When in a room full of Keap users, it never ceases to amaze me how varied and eclectic peoples´ strengths and expertises are. Some people are more creative than techie, some are both or neither. When it comes to the app itself, it is equally as fascinating to learn how people’s brains can easily or not-so-easily grasp the automation concepts and execution. I have met business owners with no formal education who can build complex automation systems, and I have met highly educated professionals who require extra time to learn the basics. This recent Keap Academy event was no different.

Jade and Walt

But you know what they all had in common? They showed up. Newbies and veterans sat side-by-side to learn and build automation.

Here’s the kicker, though. The real value they all received at that event had, in my opinion, nothing to do with software. It was the cumulative energy and ideas they got from just being there alongside their peers. They could have watched some of the excellent Keap Academy courses or subscribed to the Monkeypod YouTube Channel, and they would have learned a lot (I still do).

But a limitation there is that they’d be learning from a single perspective, no matter how knowledgeable that perspective might be. The beauty and opportunity lies in the diversity of knowledge, experiences, and expertise combined. (Another example of the whole being greater than the sum of its parts, I think.)

addison automation lab

You see, the blessing and curse of automation and technology is that there are so many ways to skin the cat. Even the simplest of tactics could take shape in dozens of ways. For example, something as straightforward as “landing page collects contact info and then delivers a free pdf lead magnet via email” has so many variations that we couldn’t possibly say “just build it like this” and it would work for everyone perfectly.

To some, this is a challenge, for others – like the kind of people who “show up” – it is an opportunity.

Here lies the lesson: You’ll never know what other possibilities are out there unless you mingle with people who have tried it other ways.

None of us know our own blind spots – that’s kind of the definition of a blind spot.

As I write this today is my 5 year anniversary of joining Monkeypod Marketingˋs OG Membership. Many of you know me as the Community Manager there, but before that I was a paying member.

This is just as true today as it was 5 years ago: I get more value from other people’s questions and ideas than from any question or idea I could have thought to ask. It’s not what you know, it’s what you don’t know.. yet.

Maybe more to the point, it’s WHO you know. If I didn’t invest in myself to have the privilege of sharing space with other creative and smart entrepreneurs and experts, I wouldn’t know half of the cool strategies and tricks that I do.
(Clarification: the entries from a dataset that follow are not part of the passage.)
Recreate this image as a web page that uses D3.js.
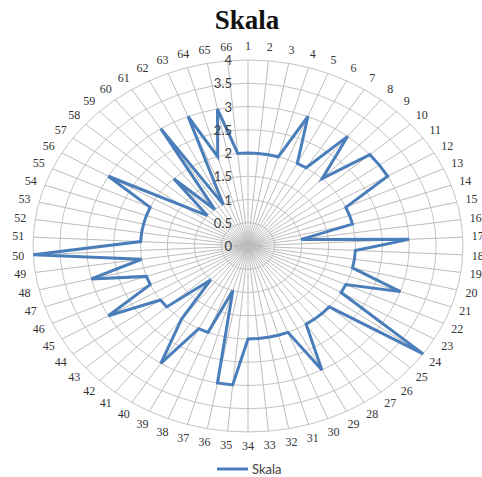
<!DOCTYPE html>
<html>
<head>
<meta charset="utf-8">
<script src="https://cdn.jsdelivr.net/npm/d3@7"></script>
<style>
  html, body { margin: 0; padding: 0; background: #fff; }
  svg { display: block; }
</style>
</head>
<body>
<svg id="chart" width="482" height="477"></svg>
<script>
// Categories 1..66 around the radar
const categories = d3.range(1, 67).map(String);

// Series "Skala" values, one per category
const skalaValues = [
  2, 2, 2, 2, 3, 2, 2, 3, 2, 3,
  3, 3, 2, 2, 2, 1, 3, 2, 2, 2,
  3, 2, 2, 4, 2, 2, 2, 2, 3, 2,
  2, 2, 2, 2, 3, 3, 1, 2, 2, 3,
  2, 1, 2, 2, 3, 2, 2, 3, 2, 4,
  2, 2, 2, 2, 2, 3, 1.5, 1, 2, 1,
  3, 1, 3, 2, 3, 2
];

// Radial axis ticks
const tickValues = [0, 0.5, 1, 1.5, 2, 2.5, 3, 3.5, 4];
const tickLabels = ["0", "0.5", "1", "1.5", "2", "2.5", "3", "3.5", "4"];

const seriesName = "Skala";
const titleText = "Skala";

const svg = d3.select("#chart");
const cx = 248, cy = 246, rx = 215, ry = 186;

const r = d3.scaleLinear().domain([0, 4]).range([0, 1]);
const angle = d3.scalePoint().domain(categories).range([0, 2 * Math.PI * (65 / 66)]);

const px = (cat, v) => cx + rx * r(v) * Math.sin(angle(cat));
const py = (cat, v) => cy - ry * r(v) * Math.cos(angle(cat));

// Title
svg.append("text")
  .attr("x", 247).attr("y", 29)
  .attr("text-anchor", "middle")
  .attr("font-family", "'Liberation Serif', 'Times New Roman', serif")
  .attr("font-weight", "bold")
  .attr("font-size", 27)
  .attr("fill", "#111")
  .text(titleText);

const grid = svg.append("g");

// Concentric rings
grid.selectAll("ellipse")
  .data(tickValues.filter(d => d > 0))
  .join("ellipse")
  .attr("cx", cx).attr("cy", cy)
  .attr("rx", d => rx * r(d))
  .attr("ry", d => ry * r(d))
  .attr("fill", "none")
  .attr("stroke", "#c4c4c4")
  .attr("stroke-width", 1);

// Spokes
grid.selectAll("line.spoke")
  .data(categories)
  .join("line")
  .attr("class", "spoke")
  .attr("x1", cx).attr("y1", cy)
  .attr("x2", d => px(d, 4))
  .attr("y2", d => py(d, 4))
  .attr("stroke", "#bdbdbd")
  .attr("stroke-width", 1);

// Category labels
svg.append("g").selectAll("text")
  .data(categories)
  .join("text")
  .attr("x", d => cx + (rx + 15) * Math.sin(angle(d)))
  .attr("y", d => cy - (ry + 14) * Math.cos(angle(d)))
  .attr("text-anchor", "middle")
  .attr("dominant-baseline", "central")
  .attr("font-family", "'Liberation Serif', 'Times New Roman', serif")
  .attr("font-size", 12)
  .attr("fill", "#333")
  .text(d => d);

// Series polygon
const line = d3.line()
  .x((v, i) => px(categories[i], v))
  .y((v, i) => py(categories[i], v))
  .curve(d3.curveLinearClosed);

svg.append("path")
  .datum(skalaValues)
  .attr("d", line)
  .attr("fill", "none")
  .attr("stroke", "#4a7ebb")
  .attr("stroke-width", 3)
  .attr("stroke-linejoin", "miter");

// Radial tick labels along the first spoke
svg.append("g").selectAll("text")
  .data(tickValues)
  .join("text")
  .attr("x", cx - 16)
  .attr("y", d => cy - ry * r(d))
  .attr("text-anchor", "end")
  .attr("dominant-baseline", "central")
  .attr("font-family", "Lato, 'Open Sans', sans-serif")
  .attr("font-size", 13)
  .attr("fill", "#404040")
  .text((d, i) => tickLabels[i]);

// Legend
const legend = svg.append("g");
legend.append("line")
  .attr("x1", 217).attr("x2", 248)
  .attr("y1", 469).attr("y2", 469)
  .attr("stroke", "#4a7ebb")
  .attr("stroke-width", 3);
legend.append("text")
  .attr("x", 252).attr("y", 469)
  .attr("dominant-baseline", "central")
  .attr("font-family", "Lato, 'Open Sans', sans-serif")
  .attr("font-size", 13)
  .attr("fill", "#404040")
  .text(seriesName);
</script>
</body>
</html>
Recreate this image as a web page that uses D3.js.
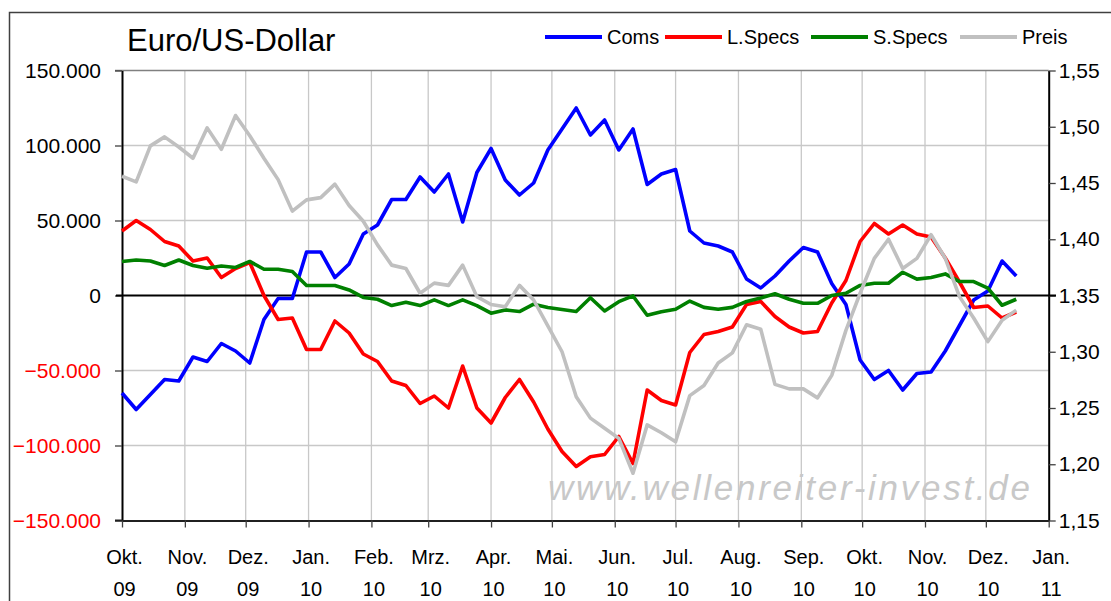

When I signed up, my company wouldn’t cover it so I paid for it out of pocket – I didn’t know what I’d learn, I just knew I was hungry to be around the people from whom I COULD learn.

sarah watz at automation lab

Even when it comes to tactics and best practices that are too advanced for me or even out of my wheelhouse altogether, I enjoy being around the people who can do the things that I can’t. I surely will need those people eventually.

My partner Brian, a serial entrepreneur, often says that you’re the average of the people you spend time with. What I took from this was to find as many rooms as I could where I was the dumbest one there.

Admittedly, that’s hyperbole. But the lesson is to make sure you’re surrounded by people who know things you don’t – it will naturally start to illuminate and eradicate your blind spots.

jade teaching in theater

So I find them, and I show up, again and again. If you’re searching for a more specific action item, then I challenge you to come to the Let’s Grow Summit, and any and all other events you can swing. Better yet, come find me there so we can hang out and share ideas.

Those Keap Academy event attendees likely think they were fortunate that I was there to share ideas and teach app implementation. But I assure you, I got the better end of the deal.